CBK, yukarıdaki iki örnekten de farklı bir bağlamda önerilmektedir. ABD’de yürütme emirleri, federal bir sistem içinde, doğrudan ve etkili bir yargı denetimi sistemi içinde geçerlidir. Yargı denetiminin ne kadar etkili olduğunu anlatmak için, yeni Başkan Trump’ın ABD’ye yapılan seyahatlerde bazı devletlerin vatandaşlarına yasak getiren kararının saatler içinde yerel (federe) yargıçlar tarafından yürütmeyi durdurma kararlarıyla nasıl engellendiğine hepimiz tanıklık ettik. Ayrıca, ABD’de Kongre etkisiz kılmak istediği “yürütme emirleri”ne karşı kanun çıkarma imkânına, ABD siyaset geleneklerinin niteliklerine ve ortaya koyduğu örneklere göre, her zaman sahiptir. Dolayısıyla fazla söze gerek de yok. Hem federasyon, hem bağımsız ve etkili yargı denetimi, hem de iki meclisli parlamentonun varlığı, aradaki büyük farkları göstermeye yeter.

Fransa’daki durum ise, Anayasal düzenlemede varolan ve yukarıda değindiğim farkın yanı sıra, yürütme organının aslî düzenleme niteliği taşıyan işlemlerinin, Cumhurbaşkanı ile birlikte Başbakan ve bakanların karşı imzalarıyla birlikte gerçekleşmesi hususlarını da içermesi bakımından, apayrı bir özellik taşıyor.
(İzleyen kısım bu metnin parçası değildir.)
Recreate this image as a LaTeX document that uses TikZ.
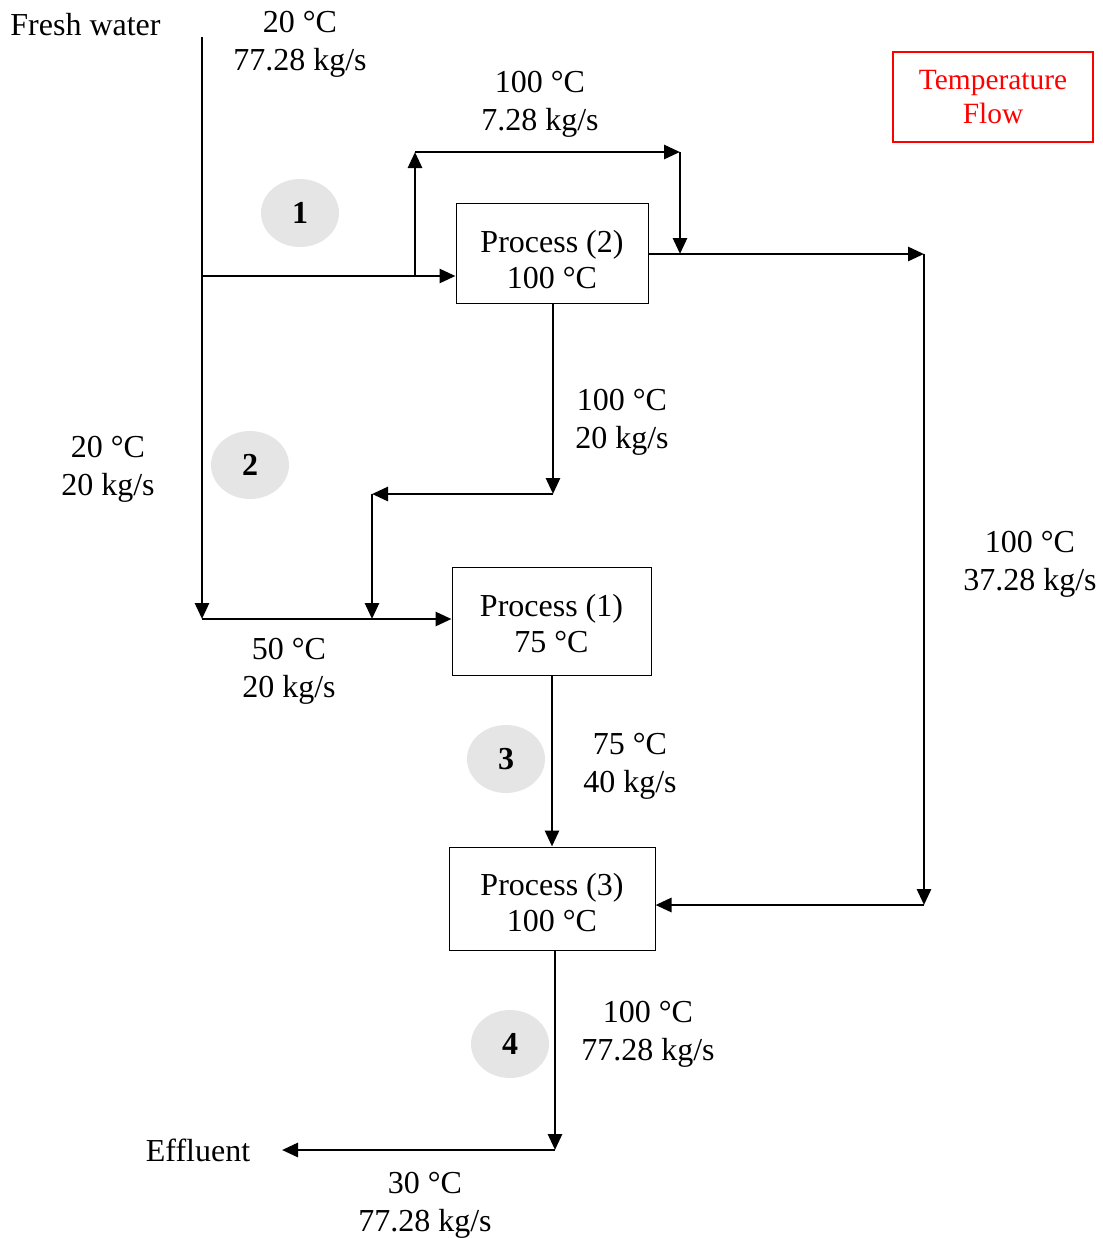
\documentclass[tikz,border=0pt]{standalone}
\usepackage{fontspec}
\setmainfont{Liberation Serif}
\usetikzlibrary{arrows.meta,shapes.geometric}
\newcommand{\ptext}[2]{\smash{\raisebox{#1}{\begin{tabular}{@{}c@{}}#2\end{tabular}}}}
\begin{document}
\begin{tikzpicture}[x=0.5pt,y=-0.5pt,
  flow/.style={line width=1.4pt,-{Triangle[length=8pt,width=7pt]}},
  proc/.style={draw,line width=0.5pt,align=center,font=\fontsize{16}{18}\selectfont,inner sep=0pt},
  lbl/.style={align=center,font=\fontsize{16}{19}\selectfont,inner sep=0pt},
  num/.style={ellipse,fill=black!10,minimum width=39pt,minimum height=34pt,inner sep=0pt,font=\fontsize{16}{19}\selectfont\bfseries}]
\useasboundingbox (0,0) rectangle (1103,1238);
% process boxes
\node[proc,minimum width=96pt,minimum height=50pt] (P2) at (552,253) {\ptext{-9.5pt}{Process (2)\\100 °C}};
\node[proc,minimum width=99.5pt,minimum height=54pt] (P1) at (551.5,621) {\ptext{-7.5pt}{Process (1)\\75 °C}};
\node[proc,minimum width=103pt,minimum height=51.5pt] (P3) at (552,898.5) {\ptext{-8.25pt}{Process (3)\\100 °C}};
% legend
\node[draw=red,text=red,line width=0.6pt,minimum width=100pt,minimum height=45pt,align=center,inner sep=0pt,font=\fontsize{14.7}{17}\selectfont] (leg) at (993,97) {Temperature\\Flow};
% coordinates
\coordinate (fw) at (202,37);
\coordinate (fb) at (202,276);
\coordinate (fe) at (202,619);
\coordinate (bu) at (415,276);
\coordinate (bt) at (415,152);
\coordinate (bR) at (680,152);
\coordinate (bd) at (680,254);
\coordinate (rt) at (924,254);
\coordinate (rb) at (924,905);
\coordinate (m1) at (553,494);
\coordinate (m2) at (372,494);
\coordinate (m3) at (372,619);
\coordinate (ef) at (555,1150);
\coordinate (el) at (282,1150);
\coordinate (vx) at (552,0);
% connectors
\draw[flow] (fw) -- (fe);
\draw[flow] (fb) -- (fb -| P2.west);
\draw[flow] (bu) -- (bt);
\draw[flow] (bt) -- (bR);
\draw[flow] (bR) -- (bd);
\draw[flow] (P2.east |- rt) -- (rt);
\draw[flow] (rt) -- (rb);
\draw[flow] (rb) -- (rb -| P3.east);
\draw[flow] (P2.south -| m1) -- (m1);
\draw[flow] (m1) -- (m2);
\draw[flow] (m2) -- (m3);
\draw[flow] (fe) -- (fe -| P1.west);
\draw[flow] (P1.south -| vx) -- (P3.north -| vx);
\draw[flow] (P3.south -| ef) -- (ef);
\draw[flow] (ef) -- (el);
% labels
\node[lbl,anchor=west] (fwl) at (10,25) {Fresh water};
\node[lbl] (l0) at (300,44) {20 °C\\77.28 kg/s};
\node[lbl] (l1) at (540,104) {100 °C\\7.28 kg/s};
\node[lbl] (l2) at (622,422) {100 °C\\20 kg/s};
\node[lbl] (l3) at (108,469) {20 °C\\20 kg/s};
\node[lbl] (l4) at (289,671) {50 °C\\20 kg/s};
\node[lbl] (l5) at (630,766) {75 °C\\40 kg/s};
\node[lbl] (l6) at (648,1034) {100 °C\\77.28 kg/s};
\node[lbl] (l7) at (425,1205) {30 °C\\77.28 kg/s};
\node[lbl] (l8) at (1030,564) {100 °C\\37.28 kg/s};
\node[lbl] (efl) at (198,1150) {Effluent};
% numbered circles
\node[num] (c1) at (300,213) {1};
\node[num] (c2) at (250,465) {2};
\node[num] (c3) at (506,759) {3};
\node[num] (c4) at (510,1044) {4};
\end{tikzpicture}
\end{document}
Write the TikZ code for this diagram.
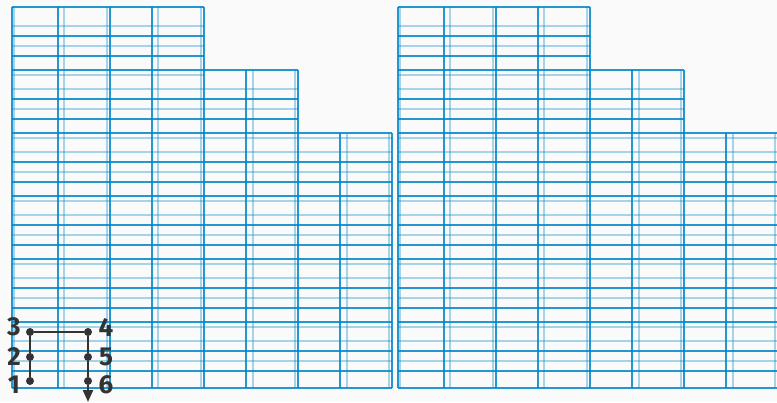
\documentclass[tikz,border=0pt]{standalone}
\usepackage{fontspec}
\setsansfont{Fira Sans}
\usetikzlibrary{arrows.meta}
\definecolor{bg}{RGB}{250,250,250}
\definecolor{gridblue}{RGB}{0,134,201}
\definecolor{ink}{RGB}{51,51,51}
\begin{document}
\begin{tikzpicture}[x=1pt,y=-1pt,
  darkline/.style={draw=gridblue,line width=1.1pt,opacity=0.85},
  lightline/.style={draw=gridblue,line width=2pt,opacity=0.33},
  dot/.style={circle,fill=ink,inner sep=0pt,minimum size=8pt},
  trail/.style={draw=ink,line width=2.2pt},
  lbl/.style={font=\sffamily\bfseries\fontsize{26}{26}\selectfont,text=ink,inner sep=0pt}]
\fill[bg] (0,0) rectangle (777,402);
\useasboundingbox (0,0) rectangle (777,402);
\begin{scope}
\clip (0,0) rectangle (777,402);
\foreach \ox in {0,386} {
  % vertical lines
  \foreach \x/\t in {12/7,58/7,110/7,152/7,204/7,246/70,298/70,340/133,392/133}
    \draw[darkline] (\ox+\x,\t) -- (\ox+\x,388);
  \foreach \x/\t in {14/7,64/7,107/7,158/7,201/7,253/70,295/70,347/133,389/133}
    \draw[lightline] (\ox+\x,\t) -- (\ox+\x,388);
  % horizontal lines
  \foreach \k/\xe in {0/204,1/298,2/392,3/392,4/392,5/392} {
    \pgfmathsetmacro\T{7+63*\k}
    \draw[darkline] (\ox+12,\T) -- (\ox+\xe,\T);
    \draw[darkline] (\ox+12,\T+29) -- (\ox+\xe,\T+29);
    \draw[darkline] (\ox+12,\T+49) -- (\ox+\xe,\T+49);
    \draw[lightline] (\ox+12,\T+19) -- (\ox+\xe,\T+19);
    \draw[lightline] (\ox+12,\T+39) -- (\ox+\xe,\T+39);
  }
  \foreach \k/\xe in {1/204,2/392,3/392,4/392,5/392} {
    \pgfmathsetmacro\T{7+63*\k}
    \draw[lightline] (\ox+12,\T+5) -- (\ox+\xe,\T+5);
  }
  \draw[darkline] (\ox+12,388) -- (\ox+392,388);
}
\end{scope}
% ordering annotation
\node[dot] (p1) at (30,381) {};
\node[dot] (p2) at (30,357) {};
\node[dot] (p3) at (30,332) {};
\node[dot] (p4) at (88,332) {};
\node[dot] (p5) at (88,357) {};
\node[dot] (p6) at (88,381) {};
\coordinate (pend) at (88,402);
\draw[trail] (p1) -- (p2) -- (p3) -- (p4) -- (p5) -- (p6);
\draw[trail,-{Triangle[length=12pt,width=10pt]}] (p6) -- (pend);
\node[lbl] (l1) at (14,385) {1};
\node[lbl] (l2) at (14,357) {2};
\node[lbl] (l3) at (14,327) {3};
\node[lbl] (l4) at (106,327) {4};
\node[lbl] (l5) at (106,357) {5};
\node[lbl] (l6) at (106,385) {6};
\end{tikzpicture}
\end{document}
Sonuçta Fransa’da yürütmenin bir kanadı halk tarafından seçilen CB, diğer tarafı ise iki kamaralı parlâmento içinden çıkan ve ona karşı sorumlu BK. Bizdeki öneride sadece CB var ve TBMM yürütmenin oluşumunda da CBK konusunda da tümüyle dışlanmış vaziyette.

TBMM o kadar dışlanmış durumdadır ki, eskaza TBMM bir CBK’ni hükümsüz kılmak için kanun çıkarmak istese, CB’nın veto etmesi durumunda aynı kanunu yeniden geçirmek için üye tam sayısının salt çoğunluğuna (301 milletvekiline) ihtiyaç duyacaktır.

Sonuç: (1) CBK çıkarma yetkisi, yetkisinin devri niteliği taşıdığı için Anayasa’nın kendi içinde sorun yaratacak bir değişiklik önerisidir. (2) CBK çıkarma yetkisinin sınırları iyi belirlenmiş değildir. TBMM denetimine tâbi olmayan, etkili bir yargı denetimine muhatap olup olmayacağı da, Türkiye şartlarında çok kuşkulu olan bu yetki, sistemin zaten epeyce erozyona uğramış olan demokratik hukuk devleti olma niteliğini bütünüyle ortadan kaldırma yönünde çok güçlü bir potansiyele sâhiptir.